Oak Savanna in SummerYou can get a close-up view of a savanna that’s currently being restored by taking a walk on the savanna trail.

Oak savanna is a fire-dependent ecosystem distinguished by widely spaced, spreading trees with a unique group of plants growing below. At Neal Smith National Wildlife Refuge, bur oak is the most common type of tree. Other common savanna trees include red oak, black oak, shagbark hickory and bitternut hickory. These trees provide a dappled shade, so the shorter plants are adapted to a mosaic of sun, shade and partial shade. The savanna understory consists of both sun-loving plants typical of the prairie and plants adapted to the dappled or heavy shade of a forest. In addition, a set of very unique savanna plants live only in these areas. Penn sedge, creamy gentian, purple milkweed and leather flower are some representative savanna plants, which all do best in filtered light.

The low-growing plants under the trees, along with fallen oak leaves, provide fuel for fires that are often slow and creeping, compared to the raging prairie fires. Historically, the grazing, browsing, and rubbing of bison and elk also provided disturbance in oak savannas and influenced the plants’ growth. Deer are the only large, grazing animals living in our oak savannas today. Fire is an important management tool to keep these areas open and to keep out non-native plants.

In the absence of fire over the past 100 years or more, many oak savannas on the refuge have become overgrown with dense stands of fire-intolerant trees. Since fire has not been used in most savannas since settlement times, species such as honey locust, hackberry, and black cherry have grown up. These trees cannot withstand fire when they are young, so even though they are native to Iowa, they did not occur in savannas that were repeatedly burned. Seedlings of these trees are shade-tolerant, meaning they can grow under the canopy of other trees. Oak seedlings require more light to grow, so they are not usually found in oak savannas that have become overgrown with dense trees. Our savannas have many large, old oaks, but few young oak trees ready to replace the old ones as they die.

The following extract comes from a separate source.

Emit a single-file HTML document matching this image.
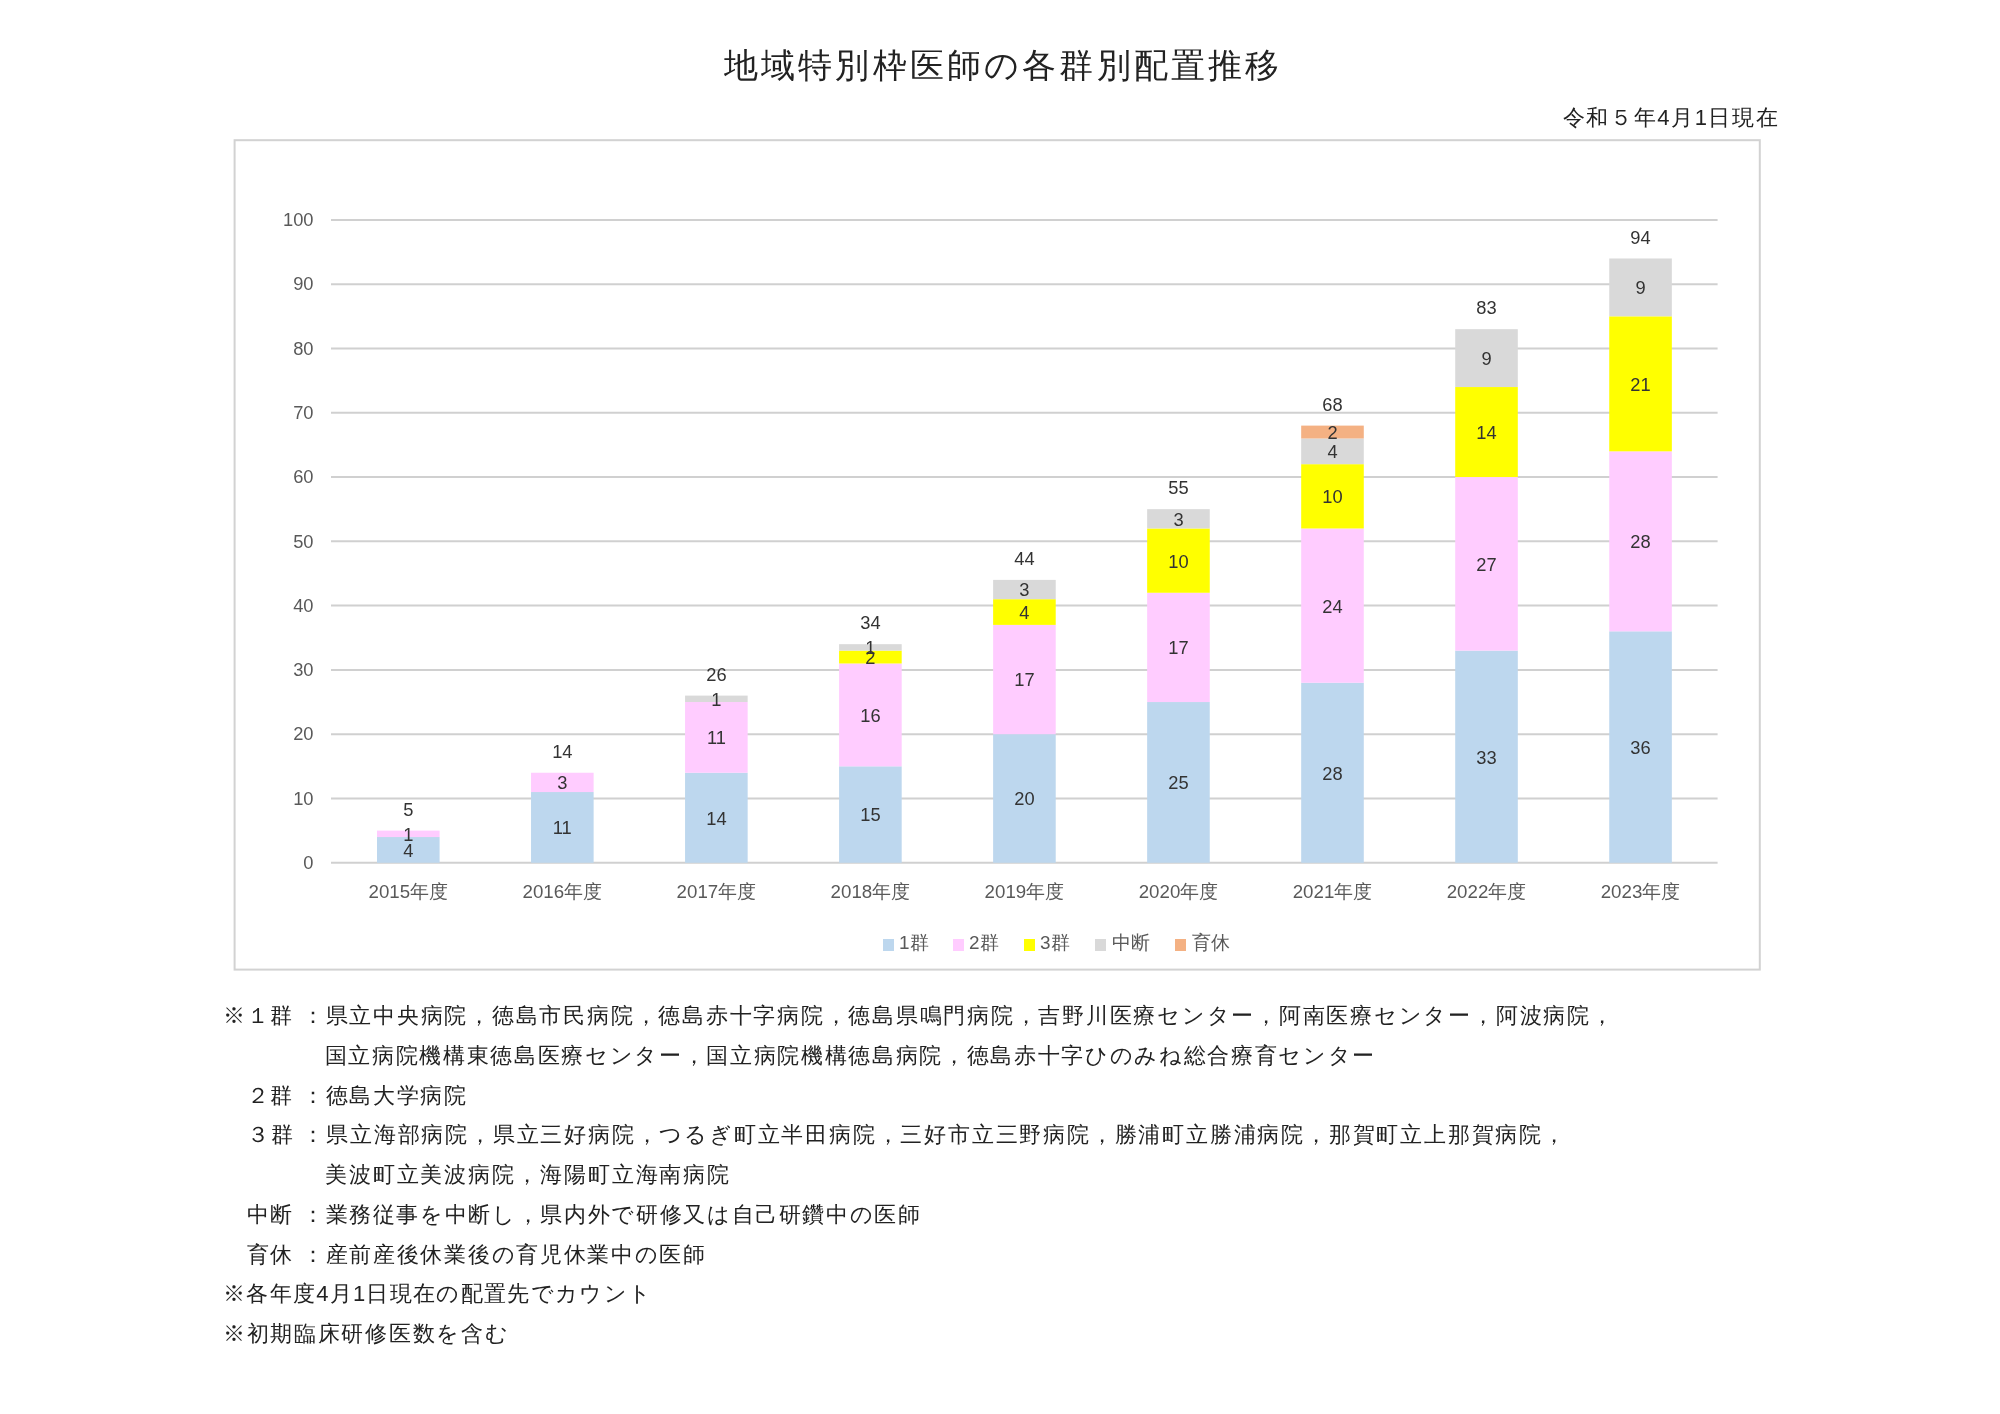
<!DOCTYPE html>
<html lang="ja">
<head>
<meta charset="utf-8">
<title>地域特別枠医師の各群別配置推移</title>
<style>
html,body{margin:0;padding:0;background:#fff;}
body{width:2000px;height:1414px;position:relative;overflow:hidden;font-family:"Liberation Sans",sans-serif;color:#000;}
#chart{position:absolute;left:0;top:0;}
.t{position:absolute;white-space:nowrap;will-change:opacity;}
.title{left:724.0px;width:555.2px;top:40px;height:50px;line-height:50px;font-size:34px;color:#222;}
.j{text-align:justify;text-align-last:justify;text-justify:inter-character;}
.date{top:100px;height:36px;line-height:36px;font-size:22px;left:1562.6px;width:215.2px;color:#222;}
.dl,.cl,.al{font-size:18.3px;height:24px;line-height:24px;text-align:center;}
.dl{color:#333;width:80px;margin-left:-40px;margin-top:-12px;}
.cl{font-size:18.7px;color:#595959;width:120px;margin-left:-60px;margin-top:-12px;}
.al{color:#595959;width:60px;text-align:right;margin-top:-12px;left:253.5px;}
.lg{color:#595959;font-size:18.9px;height:24px;line-height:24px;top:931px;}
.sw{position:absolute;width:11.4px;height:11.4px;top:939.2px;}
.fn{font-size:22px;height:40px;line-height:40px;color:#222;margin-left:0.8px;}
.h{display:inline-block;width:12px;text-align:center;letter-spacing:0;}
</style>
</head>
<body>

<svg id="chart" width="2000" height="1414" viewBox="0 0 2000 1414">
<rect x="234.6" y="140.2" width="1525.2" height="829.4" fill="#fff" stroke="#D2D2D2" stroke-width="2"/>
<line x1="331" y1="862.75" x2="1717.6" y2="862.75" stroke="#D0D0D0" stroke-width="2"/>
<line x1="331" y1="798.47" x2="1717.6" y2="798.47" stroke="#D0D0D0" stroke-width="2"/>
<line x1="331" y1="734.18" x2="1717.6" y2="734.18" stroke="#D0D0D0" stroke-width="2"/>
<line x1="331" y1="669.89" x2="1717.6" y2="669.89" stroke="#D0D0D0" stroke-width="2"/>
<line x1="331" y1="605.61" x2="1717.6" y2="605.61" stroke="#D0D0D0" stroke-width="2"/>
<line x1="331" y1="541.33" x2="1717.6" y2="541.33" stroke="#D0D0D0" stroke-width="2"/>
<line x1="331" y1="477.04" x2="1717.6" y2="477.04" stroke="#D0D0D0" stroke-width="2"/>
<line x1="331" y1="412.75" x2="1717.6" y2="412.75" stroke="#D0D0D0" stroke-width="2"/>
<line x1="331" y1="348.47" x2="1717.6" y2="348.47" stroke="#D0D0D0" stroke-width="2"/>
<line x1="331" y1="284.19" x2="1717.6" y2="284.19" stroke="#D0D0D0" stroke-width="2"/>
<line x1="331" y1="219.90" x2="1717.6" y2="219.90" stroke="#D0D0D0" stroke-width="2"/>
<rect x="377.00" y="837.04" width="62.6" height="25.71" fill="#BDD7EE"/>
<rect x="377.00" y="830.61" width="62.6" height="6.43" fill="#FFCCFF"/>
<rect x="531.03" y="792.04" width="62.6" height="70.71" fill="#BDD7EE"/>
<rect x="531.03" y="772.75" width="62.6" height="19.29" fill="#FFCCFF"/>
<rect x="685.06" y="772.75" width="62.6" height="90.00" fill="#BDD7EE"/>
<rect x="685.06" y="702.04" width="62.6" height="70.71" fill="#FFCCFF"/>
<rect x="685.06" y="695.61" width="62.6" height="6.43" fill="#D9D9D9"/>
<rect x="839.09" y="766.32" width="62.6" height="96.43" fill="#BDD7EE"/>
<rect x="839.09" y="663.47" width="62.6" height="102.86" fill="#FFCCFF"/>
<rect x="839.09" y="650.61" width="62.6" height="12.86" fill="#FFFF00"/>
<rect x="839.09" y="644.18" width="62.6" height="6.43" fill="#D9D9D9"/>
<rect x="993.12" y="734.18" width="62.6" height="128.57" fill="#BDD7EE"/>
<rect x="993.12" y="624.90" width="62.6" height="109.28" fill="#FFCCFF"/>
<rect x="993.12" y="599.18" width="62.6" height="25.71" fill="#FFFF00"/>
<rect x="993.12" y="579.90" width="62.6" height="19.29" fill="#D9D9D9"/>
<rect x="1147.15" y="702.04" width="62.6" height="160.71" fill="#BDD7EE"/>
<rect x="1147.15" y="592.75" width="62.6" height="109.28" fill="#FFCCFF"/>
<rect x="1147.15" y="528.47" width="62.6" height="64.28" fill="#FFFF00"/>
<rect x="1147.15" y="509.18" width="62.6" height="19.29" fill="#D9D9D9"/>
<rect x="1301.18" y="682.75" width="62.6" height="180.00" fill="#BDD7EE"/>
<rect x="1301.18" y="528.47" width="62.6" height="154.28" fill="#FFCCFF"/>
<rect x="1301.18" y="464.18" width="62.6" height="64.29" fill="#FFFF00"/>
<rect x="1301.18" y="438.47" width="62.6" height="25.71" fill="#D9D9D9"/>
<rect x="1301.18" y="425.61" width="62.6" height="12.86" fill="#F4B183"/>
<rect x="1455.21" y="650.61" width="62.6" height="212.14" fill="#BDD7EE"/>
<rect x="1455.21" y="477.04" width="62.6" height="173.57" fill="#FFCCFF"/>
<rect x="1455.21" y="387.04" width="62.6" height="90.00" fill="#FFFF00"/>
<rect x="1455.21" y="329.18" width="62.6" height="57.86" fill="#D9D9D9"/>
<rect x="1609.24" y="631.32" width="62.6" height="231.43" fill="#BDD7EE"/>
<rect x="1609.24" y="451.33" width="62.6" height="180.00" fill="#FFCCFF"/>
<rect x="1609.24" y="316.33" width="62.6" height="135.00" fill="#FFFF00"/>
<rect x="1609.24" y="258.47" width="62.6" height="57.86" fill="#D9D9D9"/>
</svg>
<div class="t title j">地域特別枠医師の各群別配置推移</div>
<div class="t date j">令和５年<span class="h">4</span>月<span class="h">1</span>日現在</div>
<div class="t al" style="top:863.0px">0</div>
<div class="t al" style="top:798.7px">10</div>
<div class="t al" style="top:734.4px">20</div>
<div class="t al" style="top:670.1px">30</div>
<div class="t al" style="top:605.8px">40</div>
<div class="t al" style="top:541.5px">50</div>
<div class="t al" style="top:477.2px">60</div>
<div class="t al" style="top:413.0px">70</div>
<div class="t al" style="top:348.7px">80</div>
<div class="t al" style="top:284.4px">90</div>
<div class="t al" style="top:220.1px">100</div>
<div class="t dl" style="left:408.3px;top:850.8px">4</div>
<div class="t dl" style="left:408.3px;top:834.7px">1</div>
<div class="t dl" style="left:408.3px;top:809.6px">5</div>
<div class="t cl" style="left:408.3px;top:892.3px">2015年度</div>
<div class="t dl" style="left:562.3px;top:828.3px">11</div>
<div class="t dl" style="left:562.3px;top:783.3px">3</div>
<div class="t dl" style="left:562.3px;top:751.8px">14</div>
<div class="t cl" style="left:562.3px;top:892.3px">2016年度</div>
<div class="t dl" style="left:716.4px;top:818.7px">14</div>
<div class="t dl" style="left:716.4px;top:738.3px">11</div>
<div class="t dl" style="left:716.4px;top:699.7px">1</div>
<div class="t dl" style="left:716.4px;top:674.6px">26</div>
<div class="t cl" style="left:716.4px;top:892.3px">2017年度</div>
<div class="t dl" style="left:870.4px;top:815.4px">15</div>
<div class="t dl" style="left:870.4px;top:715.8px">16</div>
<div class="t dl" style="left:870.4px;top:657.9px">2</div>
<div class="t dl" style="left:870.4px;top:648.3px">1</div>
<div class="t dl" style="left:870.4px;top:623.2px">34</div>
<div class="t cl" style="left:870.4px;top:892.3px">2018年度</div>
<div class="t dl" style="left:1024.4px;top:799.4px">20</div>
<div class="t dl" style="left:1024.4px;top:680.4px">17</div>
<div class="t dl" style="left:1024.4px;top:612.9px">4</div>
<div class="t dl" style="left:1024.4px;top:590.4px">3</div>
<div class="t dl" style="left:1024.4px;top:558.9px">44</div>
<div class="t cl" style="left:1024.4px;top:892.3px">2019年度</div>
<div class="t dl" style="left:1178.5px;top:783.3px">25</div>
<div class="t dl" style="left:1178.5px;top:648.3px">17</div>
<div class="t dl" style="left:1178.5px;top:561.5px">10</div>
<div class="t dl" style="left:1178.5px;top:519.7px">3</div>
<div class="t dl" style="left:1178.5px;top:488.2px">55</div>
<div class="t cl" style="left:1178.5px;top:892.3px">2020年度</div>
<div class="t dl" style="left:1332.5px;top:773.7px">28</div>
<div class="t dl" style="left:1332.5px;top:606.5px">24</div>
<div class="t dl" style="left:1332.5px;top:497.2px">10</div>
<div class="t dl" style="left:1332.5px;top:452.2px">4</div>
<div class="t dl" style="left:1332.5px;top:432.9px">2</div>
<div class="t dl" style="left:1332.5px;top:404.6px">68</div>
<div class="t cl" style="left:1332.5px;top:892.3px">2021年度</div>
<div class="t dl" style="left:1486.5px;top:757.6px">33</div>
<div class="t dl" style="left:1486.5px;top:564.7px">27</div>
<div class="t dl" style="left:1486.5px;top:432.9px">14</div>
<div class="t dl" style="left:1486.5px;top:359.0px">9</div>
<div class="t dl" style="left:1486.5px;top:308.2px">83</div>
<div class="t cl" style="left:1486.5px;top:892.3px">2022年度</div>
<div class="t dl" style="left:1640.5px;top:747.9px">36</div>
<div class="t dl" style="left:1640.5px;top:542.2px">28</div>
<div class="t dl" style="left:1640.5px;top:384.7px">21</div>
<div class="t dl" style="left:1640.5px;top:288.3px">9</div>
<div class="t dl" style="left:1640.5px;top:237.5px">94</div>
<div class="t cl" style="left:1640.5px;top:892.3px">2023年度</div>
<div class="sw" style="left:883px;background:#BDD7EE"></div><div class="t lg" style="left:899px">1群</div>
<div class="sw" style="left:953px;background:#FFCCFF"></div><div class="t lg" style="left:969px">2群</div>
<div class="sw" style="left:1024px;background:#FFFF00"></div><div class="t lg" style="left:1040px">3群</div>
<div class="sw" style="left:1095px;background:#D9D9D9"></div><div class="t lg" style="left:1112px">中断</div>
<div class="sw" style="left:1175px;background:#F4B183"></div><div class="t lg" style="left:1192px">育休</div>
<div class="t fn j" style="left:222px;top:996.0px;width:1390.0px">※１群 ：県立中央病院，徳島市民病院，徳島赤十字病院，徳島県鳴門病院，吉野川医療センター，阿南医療センター，阿波病院，</div>
<div class="t fn j" style="left:324px;top:1035.8px;width:1049.6px">国立病院機構東徳島医療センター，国立病院機構徳島病院，徳島赤十字ひのみね総合療育センター</div>
<div class="t fn j" style="left:246px;top:1075.5px;width:219.4px">２群 ：徳島大学病院</div>
<div class="t fn j" style="left:246px;top:1115.2px;width:1318.3px">３群 ：県立海部病院，県立三好病院，つるぎ町立半田病院，三好市立三野病院，勝浦町立勝浦病院，那賀町立上那賀病院，</div>
<div class="t fn j" style="left:324px;top:1155.0px;width:404.5px">美波町立美波病院，海陽町立海南病院</div>
<div class="t fn j" style="left:246px;top:1194.8px;width:673.3px">中断 ：業務従事を中断し，県内外で研修又は自己研鑽中の医師</div>
<div class="t fn j" style="left:246px;top:1234.5px;width:458.3px">育休 ：産前産後休業後の育児休業中の医師</div>
<div class="t fn j" style="left:222px;top:1274.2px;width:428.4px">※各年度<span class="h">4</span>月<span class="h">1</span>日現在の配置先でカウント</div>
<div class="t fn j" style="left:222px;top:1314.0px;width:285.1px">※初期臨床研修医数を含む</div>
</body>
</html>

Restoring oak savannas often begins with removing fire-intolerant trees. This allows light to reach the ground, so that native savanna plants including grasses and sedges can grow. Grasses and sedges burn easily, so their growth makes prescribed burning possible – our most important savanna restoration tool. Oak leaves are also specifically suited to burning, since they curl when they dry, leaving air pockets that help them burn. Thinning the trees also allows more air circulation, which makes burning easier. Fire in turn promotes the growth of grasses, flowers and other plants. Although most oak seedlings will not survive repeated fires, a small number will be able to reach maturity. Oak trees are long-lived, surviving 200 years or more. A healthy savanna will have trees of varying ages so that younger trees will be ready to fill in when old trees die. Even after death, oak trees provide important habitat for many wildlife species, including cavity-nesting birds and bats.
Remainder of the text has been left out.